# EXERCISE OBJECTIVE
Copy every line from the material below that holds "this".

## START SUPPLIED MATERIAL

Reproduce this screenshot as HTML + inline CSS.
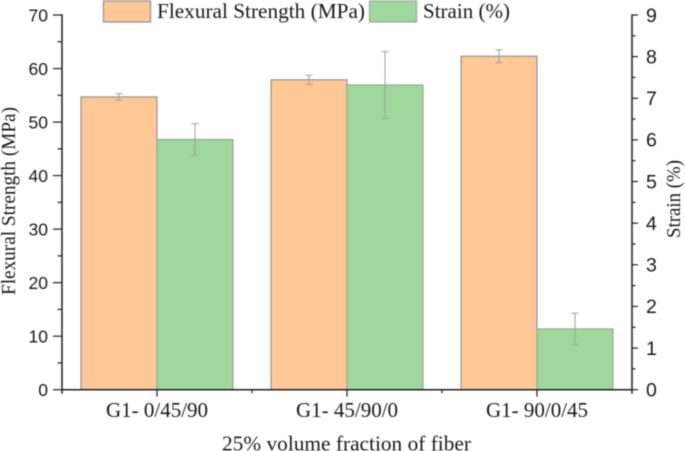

## END SUPPLIED MATERIAL
## START SUPPLIED MATERIAL

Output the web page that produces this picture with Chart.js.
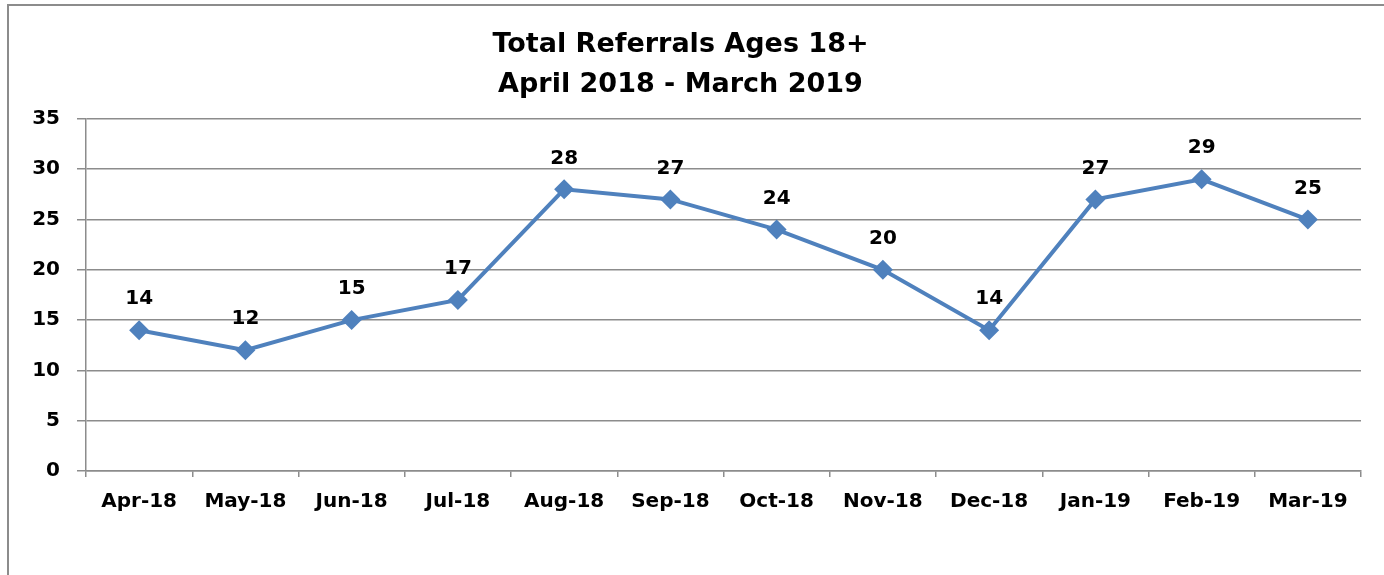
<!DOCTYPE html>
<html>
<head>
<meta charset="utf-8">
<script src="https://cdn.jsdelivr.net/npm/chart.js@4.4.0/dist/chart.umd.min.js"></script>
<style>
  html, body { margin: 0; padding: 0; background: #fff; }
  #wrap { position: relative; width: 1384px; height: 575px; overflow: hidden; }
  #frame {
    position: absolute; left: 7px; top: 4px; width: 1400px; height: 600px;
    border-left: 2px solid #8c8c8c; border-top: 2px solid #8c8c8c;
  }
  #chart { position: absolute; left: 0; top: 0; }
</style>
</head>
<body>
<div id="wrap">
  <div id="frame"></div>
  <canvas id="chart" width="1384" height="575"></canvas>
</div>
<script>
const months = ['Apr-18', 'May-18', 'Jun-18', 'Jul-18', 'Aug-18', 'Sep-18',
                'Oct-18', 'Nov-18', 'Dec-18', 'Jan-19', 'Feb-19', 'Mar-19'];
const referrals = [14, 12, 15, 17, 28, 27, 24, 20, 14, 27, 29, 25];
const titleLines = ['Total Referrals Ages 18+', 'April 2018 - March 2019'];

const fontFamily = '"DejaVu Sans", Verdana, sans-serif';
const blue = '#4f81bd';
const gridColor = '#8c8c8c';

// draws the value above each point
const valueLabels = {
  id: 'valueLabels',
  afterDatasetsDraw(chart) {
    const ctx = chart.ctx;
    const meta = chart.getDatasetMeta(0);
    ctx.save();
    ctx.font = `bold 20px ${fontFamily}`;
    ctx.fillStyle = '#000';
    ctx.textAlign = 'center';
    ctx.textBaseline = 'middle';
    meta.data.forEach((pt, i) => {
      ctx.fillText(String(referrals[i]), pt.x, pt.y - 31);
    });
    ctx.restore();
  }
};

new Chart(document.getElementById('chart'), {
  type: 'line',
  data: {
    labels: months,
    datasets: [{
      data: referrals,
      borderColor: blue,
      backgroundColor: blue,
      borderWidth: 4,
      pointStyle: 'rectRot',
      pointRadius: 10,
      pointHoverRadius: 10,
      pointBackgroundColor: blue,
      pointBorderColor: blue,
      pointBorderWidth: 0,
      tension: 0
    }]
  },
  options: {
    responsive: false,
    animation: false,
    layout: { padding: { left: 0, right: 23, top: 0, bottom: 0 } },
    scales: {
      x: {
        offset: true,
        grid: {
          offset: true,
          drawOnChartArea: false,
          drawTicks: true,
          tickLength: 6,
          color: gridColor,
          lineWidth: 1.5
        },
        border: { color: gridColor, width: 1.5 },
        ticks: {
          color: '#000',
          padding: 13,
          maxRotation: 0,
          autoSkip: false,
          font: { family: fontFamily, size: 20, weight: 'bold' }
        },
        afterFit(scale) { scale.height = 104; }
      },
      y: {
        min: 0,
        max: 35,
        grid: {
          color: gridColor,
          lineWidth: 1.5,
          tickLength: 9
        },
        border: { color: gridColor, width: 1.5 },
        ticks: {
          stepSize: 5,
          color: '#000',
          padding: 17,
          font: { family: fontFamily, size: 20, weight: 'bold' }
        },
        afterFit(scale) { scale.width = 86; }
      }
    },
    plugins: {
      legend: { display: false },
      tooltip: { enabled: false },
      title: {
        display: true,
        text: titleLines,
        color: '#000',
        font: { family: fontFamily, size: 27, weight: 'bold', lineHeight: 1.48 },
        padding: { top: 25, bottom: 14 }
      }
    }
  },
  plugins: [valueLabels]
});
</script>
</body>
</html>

## END SUPPLIED MATERIAL

# TASK RESPONSE
Reproduce this screenshot as HTML + inline CSS.
Output the web page that produces this picture with Chart.js.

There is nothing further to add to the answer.